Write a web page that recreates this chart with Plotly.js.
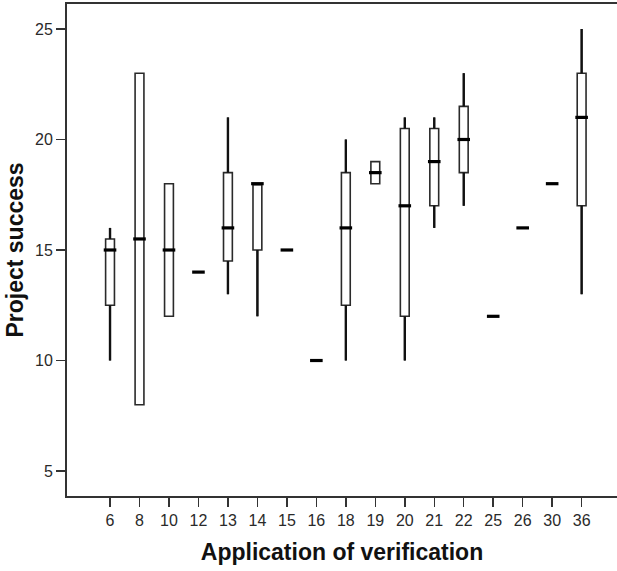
<!DOCTYPE html>
<html>
<head>
<meta charset="utf-8">
<script src="https://cdn.plot.ly/plotly-3.0.1.min.js"></script>
<style>
  html, body { margin: 0; padding: 0; background: #ffffff; }
  #chart { width: 617px; height: 571px; }
</style>
</head>
<body>
<div id="chart"></div>
<script>
// Categories: application of verification
const categories = ["6","8","10","12","13","14","15","16","18","19","20","21","22","25","26","30","36"];
// Box statistics for project success
const lowerWhisker = [10, 8, 12, 14, 13, 12, 15, 10, 10, 18, 10, 16, 17, 12, 16, 18, 13];
const q1Values     = [12.5, 8, 12, 14, 14.5, 15, 15, 10, 12.5, 18, 12, 17, 18.5, 12, 16, 18, 17];
const medianValues = [15, 15.5, 15, 14, 16, 18, 15, 10, 16, 18.5, 17, 19, 20, 12, 16, 18, 21];
const q3Values     = [15.5, 23, 18, 14, 18.5, 18, 15, 10, 18.5, 19, 20.5, 20.5, 21.5, 12, 16, 18, 23];
const upperWhisker = [16, 23, 18, 14, 21, 18, 15, 10, 20, 19, 21, 21, 23, 12, 16, 18, 25];
const yTicks = [5, 10, 15, 20, 25];

const boxTrace = {
  type: "box",
  x: categories,
  q1: q1Values,
  median: medianValues,
  q3: q3Values,
  lowerfence: lowerWhisker,
  upperfence: upperWhisker,
  boxpoints: false,
  width: 0.3,
  whiskerwidth: 0,
  fillcolor: "#ffffff",
  line: { color: "#2a2a2a", width: 1.6 },
  hoverinfo: "skip",
  showlegend: false
};

// Thicker whiskers drawn over the box whiskers (SPSS style)
const upperWhiskerTrace = {
  type: "scatter",
  mode: "markers",
  x: categories,
  y: q3Values,
  marker: { size: 0.1, color: "rgba(0,0,0,0)" },
  error_y: {
    type: "data", symmetric: false,
    array: upperWhisker.map((u, i) => u - q3Values[i]),
    arrayminus: upperWhisker.map(() => 0),
    width: 0, thickness: 2.4, color: "#111111"
  },
  hoverinfo: "skip",
  showlegend: false
};
const lowerWhiskerTrace = {
  type: "scatter",
  mode: "markers",
  x: categories,
  y: q1Values,
  marker: { size: 0.1, color: "rgba(0,0,0,0)" },
  error_y: {
    type: "data", symmetric: false,
    array: lowerWhisker.map(() => 0),
    arrayminus: lowerWhisker.map((l, i) => q1Values[i] - l),
    width: 0, thickness: 2.4, color: "#111111"
  },
  hoverinfo: "skip",
  showlegend: false
};

const medianTrace = {
  type: "scatter",
  mode: "markers",
  x: categories,
  y: medianValues,
  marker: { symbol: "line-ew", size: 9, line: { color: "#000000", width: 3.2 } },
  hoverinfo: "skip",
  showlegend: false
};

const font = "Liberation Sans, Arial, sans-serif";

const layout = {
  width: 617,
  height: 571,
  margin: { l: 67, r: 0, t: 4, b: 75 },
  paper_bgcolor: "#ffffff",
  plot_bgcolor: "#ffffff",
  showlegend: false,
  xaxis: {
    type: "category",
    categoryorder: "array",
    categoryarray: categories,
    range: [-1.46, 17.2],
    showgrid: false,
    zeroline: false,
    showline: true,
    linecolor: "#333333",
    linewidth: 2,
    mirror: true,
    ticks: "outside",
    ticklen: 9,
    tickwidth: 1.5,
    tickcolor: "#333333",
    tickfont: { family: font, size: 16, color: "#2a2a2a" },
    title: { text: "<b>Application of verification</b>", font: { family: font, size: 23, color: "#111111" }, standoff: 16 },
    fixedrange: true
  },
  yaxis: {
    range: [3.87, 26.13],
    tickvals: yTicks,
    ticktext: yTicks.map(String),
    showgrid: false,
    zeroline: false,
    showline: true,
    linecolor: "#333333",
    linewidth: 2,
    ticks: "outside",
    ticklen: 9,
    tickwidth: 1.5,
    tickcolor: "#333333",
    tickfont: { family: font, size: 16, color: "#2a2a2a" },
    title: { text: "<b>Project success</b>", font: { family: font, size: 23, color: "#111111" }, standoff: 5 },
    fixedrange: true
  }
};

Plotly.newPlot("chart", [boxTrace, upperWhiskerTrace, lowerWhiskerTrace, medianTrace], layout, { staticPlot: true, displayModeBar: false });
</script>
</body>
</html>
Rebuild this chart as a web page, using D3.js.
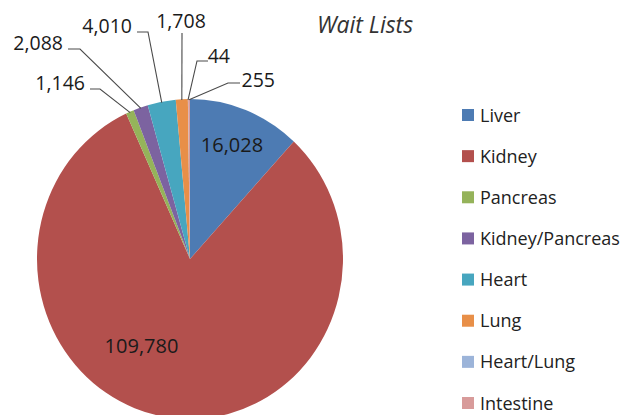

________________________________________

» **Given task**:
Every record above should be transcribed exactly; the pictures stay out of the copy.

» **Written answer**:
Write a web page that recreates this chart with Plotly.js.
<!DOCTYPE html>
<html>
<head>
<meta charset="utf-8">
<script src="https://cdn.plot.ly/plotly-3.0.1.min.js"></script>
<style>
  html, body { margin: 0; padding: 0; background: #ffffff; }
  #chart { width: 617px; height: 571px; }
</style>
</head>
<body>
<div id="chart"></div>
<script>
// Categories: application of verification
const categories = ["6","8","10","12","13","14","15","16","18","19","20","21","22","25","26","30","36"];
// Box statistics for project success
const lowerWhisker = [10, 8, 12, 14, 13, 12, 15, 10, 10, 18, 10, 16, 17, 12, 16, 18, 13];
const q1Values     = [12.5, 8, 12, 14, 14.5, 15, 15, 10, 12.5, 18, 12, 17, 18.5, 12, 16, 18, 17];
const medianValues = [15, 15.5, 15, 14, 16, 18, 15, 10, 16, 18.5, 17, 19, 20, 12, 16, 18, 21];
const q3Values     = [15.5, 23, 18, 14, 18.5, 18, 15, 10, 18.5, 19, 20.5, 20.5, 21.5, 12, 16, 18, 23];
const upperWhisker = [16, 23, 18, 14, 21, 18, 15, 10, 20, 19, 21, 21, 23, 12, 16, 18, 25];
const yTicks = [5, 10, 15, 20, 25];

const boxTrace = {
  type: "box",
  x: categories,
  q1: q1Values,
  median: medianValues,
  q3: q3Values,
  lowerfence: lowerWhisker,
  upperfence: upperWhisker,
  boxpoints: false,
  width: 0.3,
  whiskerwidth: 0,
  fillcolor: "#ffffff",
  line: { color: "#2a2a2a", width: 1.6 },
  hoverinfo: "skip",
  showlegend: false
};

// Thicker whiskers drawn over the box whiskers (SPSS style)
const upperWhiskerTrace = {
  type: "scatter",
  mode: "markers",
  x: categories,
  y: q3Values,
  marker: { size: 0.1, color: "rgba(0,0,0,0)" },
  error_y: {
    type: "data", symmetric: false,
    array: upperWhisker.map((u, i) => u - q3Values[i]),
    arrayminus: upperWhisker.map(() => 0),
    width: 0, thickness: 2.4, color: "#111111"
  },
  hoverinfo: "skip",
  showlegend: false
};
const lowerWhiskerTrace = {
  type: "scatter",
  mode: "markers",
  x: categories,
  y: q1Values,
  marker: { size: 0.1, color: "rgba(0,0,0,0)" },
  error_y: {
    type: "data", symmetric: false,
    array: lowerWhisker.map(() => 0),
    arrayminus: lowerWhisker.map((l, i) => q1Values[i] - l),
    width: 0, thickness: 2.4, color: "#111111"
  },
  hoverinfo: "skip",
  showlegend: false
};

const medianTrace = {
  type: "scatter",
  mode: "markers",
  x: categories,
  y: medianValues,
  marker: { symbol: "line-ew", size: 9, line: { color: "#000000", width: 3.2 } },
  hoverinfo: "skip",
  showlegend: false
};

const font = "Liberation Sans, Arial, sans-serif";

const layout = {
  width: 617,
  height: 571,
  margin: { l: 67, r: 0, t: 4, b: 75 },
  paper_bgcolor: "#ffffff",
  plot_bgcolor: "#ffffff",
  showlegend: false,
  xaxis: {
    type: "category",
    categoryorder: "array",
    categoryarray: categories,
    range: [-1.46, 17.2],
    showgrid: false,
    zeroline: false,
    showline: true,
    linecolor: "#333333",
    linewidth: 2,
    mirror: true,
    ticks: "outside",
    ticklen: 9,
    tickwidth: 1.5,
    tickcolor: "#333333",
    tickfont: { family: font, size: 16, color: "#2a2a2a" },
    title: { text: "<b>Application of verification</b>", font: { family: font, size: 23, color: "#111111" }, standoff: 16 },
    fixedrange: true
  },
  yaxis: {
    range: [3.87, 26.13],
    tickvals: yTicks,
    ticktext: yTicks.map(String),
    showgrid: false,
    zeroline: false,
    showline: true,
    linecolor: "#333333",
    linewidth: 2,
    ticks: "outside",
    ticklen: 9,
    tickwidth: 1.5,
    tickcolor: "#333333",
    tickfont: { family: font, size: 16, color: "#2a2a2a" },
    title: { text: "<b>Project success</b>", font: { family: font, size: 23, color: "#111111" }, standoff: 5 },
    fixedrange: true
  }
};

Plotly.newPlot("chart", [boxTrace, upperWhiskerTrace, lowerWhiskerTrace, medianTrace], layout, { staticPlot: true, displayModeBar: false });
</script>
</body>
</html>
Rebuild this chart as a web page, using D3.js.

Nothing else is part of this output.